Operator: [Operator Instructions] Your next question comes from Jonathan Goldman with Scotiabank.
Jonathan Goldman: Most of them have been asked, but maybe just to clarify 1 to begin with. I’m sorry if I missed this. But Seb, did you talk about the base case for next year, including share gains?
Sebastien Martel: Well, again, our plan, if you look at the M28 target, we said modest share gains in the ORV segment. So yes, it does factor a bit of share gains next year, but it would be a modest impact.
Jonathan Goldman: Okay. Perfect. And then on the gross margin, I believe, Seb, on the last call, you said you could possibly see a tailwind next year in the 50 bp range. Given where the inventory is in the industry right now and your comments about promo still being somewhat elevated, how are you thinking about potential gross margin expansion next year?
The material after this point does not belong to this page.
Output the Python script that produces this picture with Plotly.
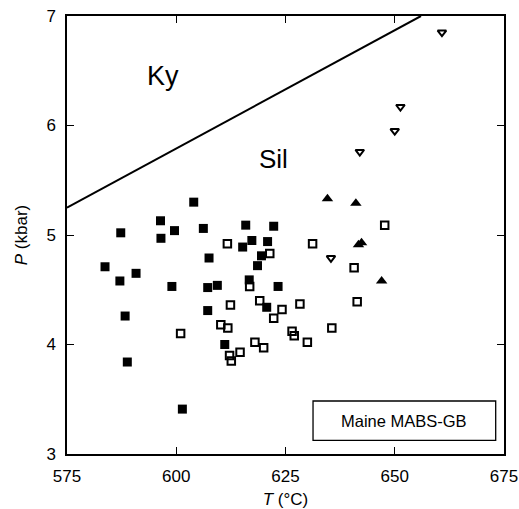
import plotly.graph_objects as go

# Filled squares
fsq_T = [604.0, 587.3, 596.4, 599.6, 606.2, 596.5, 607.5, 583.7, 590.8, 587.1, 599.0, 607.2,
         607.2, 588.3, 588.8, 601.4, 615.9, 622.3, 617.3, 615.2, 620.9, 619.5, 618.6, 609.4,
         616.7, 623.3, 620.7, 611.1]
fsq_P = [5.30, 5.02, 5.13, 5.04, 5.06, 4.97, 4.79, 4.71, 4.65, 4.58, 4.53, 4.52,
         4.31, 4.26, 3.84, 3.41, 5.09, 5.08, 4.95, 4.89, 4.94, 4.81, 4.72, 4.54,
         4.59, 4.53, 4.34, 4.00]

# Open squares
osq_T = [601.0, 611.7, 631.2, 621.4, 616.8, 619.1, 628.3, 612.4, 624.2, 622.3, 610.2, 611.8,
         635.6, 626.5, 627.0, 630.0, 618.0, 620.0, 614.6, 612.2, 612.6, 647.7, 640.7, 641.4]
osq_P = [4.10, 4.92, 4.92, 4.83, 4.53, 4.40, 4.37, 4.36, 4.32, 4.24, 4.18, 4.15,
         4.15, 4.12, 4.08, 4.02, 4.02, 3.97, 3.93, 3.90, 3.85, 5.09, 4.70, 4.39]

# Filled triangles (up)
ftri_T = [634.6, 641.1, 641.7, 642.4, 647.0]
ftri_P = [5.33, 5.29, 4.91, 4.93, 4.58]

# Open triangles (down)
otri_T = [635.4, 642.0, 650.0, 651.3, 660.8]
otri_P = [4.79, 5.76, 5.95, 6.17, 6.85]

# Ky-Sil boundary
line_T = [575, 656]
line_P = [5.25, 7.0]

x_ticks = [575, 600, 625, 650, 675]
y_ticks = [3, 4, 5, 6, 7]

FONT = "Liberation Sans, Arial, sans-serif"

fig = go.Figure()
fig.add_trace(go.Scatter(x=line_T, y=line_P, mode="lines",
                         line=dict(color="black", width=2), showlegend=False))
fig.add_trace(go.Scatter(x=fsq_T, y=fsq_P, mode="markers", showlegend=False,
                         marker=dict(symbol="square", size=9, color="black",
                                     line=dict(width=0))))
fig.add_trace(go.Scatter(x=osq_T, y=osq_P, mode="markers", showlegend=False,
                         marker=dict(symbol="square-open", size=7.5, color="black",
                                     line=dict(width=2, color="black"))))
fig.add_trace(go.Scatter(x=ftri_T, y=ftri_P, mode="markers", showlegend=False,
                         marker=dict(symbol="triangle-up", size=10, color="black",
                                     line=dict(width=0))))
fig.add_trace(go.Scatter(x=otri_T, y=otri_P, mode="markers", showlegend=False,
                         marker=dict(symbol="triangle-down-open", size=7.5, color="black",
                                     line=dict(width=2, color="black"))))

fig.add_annotation(x=597.0, y=6.45, xref="x", yref="y", text="Ky", showarrow=False,
                   xanchor="center", yanchor="middle",
                   font=dict(family=FONT, size=27, color="black"))
fig.add_annotation(x=622.3, y=5.69, xref="x", yref="y", text="Sil", showarrow=False,
                   xanchor="center", yanchor="middle",
                   font=dict(family=FONT, size=26, color="black"))

fig.add_shape(type="rect", xref="paper", yref="paper", x0=0.563, x1=0.981, y0=0.031, y1=0.121,
              line=dict(color="black", width=1.3), fillcolor="white")
fig.add_annotation(x=0.772, y=0.076, xref="paper", yref="paper", text="Maine MABS-GB",
                   showarrow=False, xanchor="center", yanchor="middle",
                   font=dict(family=FONT, size=16.5, color="black"))

axis_common = dict(showgrid=False, zeroline=False, showline=True, linecolor="black",
                   linewidth=1.5, mirror="ticks", ticks="inside", ticklen=7, tickwidth=1,
                   tickcolor="black", automargin=False,
                   tickfont=dict(family=FONT, size=17, color="black"))

fig.update_xaxes(range=[575, 675], tickvals=x_ticks, ticktext=[str(v) for v in x_ticks],
                 title=dict(text="<i>T</i> (°C)", font=dict(family=FONT, size=17, color="black"),
                            standoff=12),
                 ticklabelstandoff=6, **axis_common)
fig.update_yaxes(range=[3, 7], tickvals=y_ticks, ticktext=[str(v) for v in y_ticks],
                 title=dict(text="<i>P</i> (kbar)", font=dict(family=FONT, size=17, color="black"),
                            standoff=14),
                 ticklabelstandoff=6, **axis_common)

fig.update_layout(width=519, height=509, margin=dict(l=67, r=15, t=16, b=55),
                  plot_bgcolor="white", paper_bgcolor="white")

fig.write_html("out.html")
Sebastien Martel: Well, the big driver of our gross margin, obviously, is some of the volume that we’re going to be bringing back from just matching retail with wholesale. The other element is obviously cost initiatives that we have in all of the — all of our plans, all of our product lines. And so from asset utilization and cost efficiency, that should drive margins up. We are expecting as well to continue investing in the business or in the marketing. So I do not expect a huge operational leverage coming from OpEx, maybe 50 bps, which could bring us to a 14% EBITDA margin on the base case.
Operator: There are no further questions at this time. I will now turn the call over to Mr. Deschenes for closing remarks.
Philippe Deschênes: Thank you, Joel, and thanks, everyone, for joining us this morning and for your interest in BRP. We look forward to speaking with you again for our Q4 earnings in March. Thanks again, everyone, and have a good day.
Operator: Ladies and gentlemen, this concludes your conference call for today. We thank you for participating and ask that you please disconnect your lines.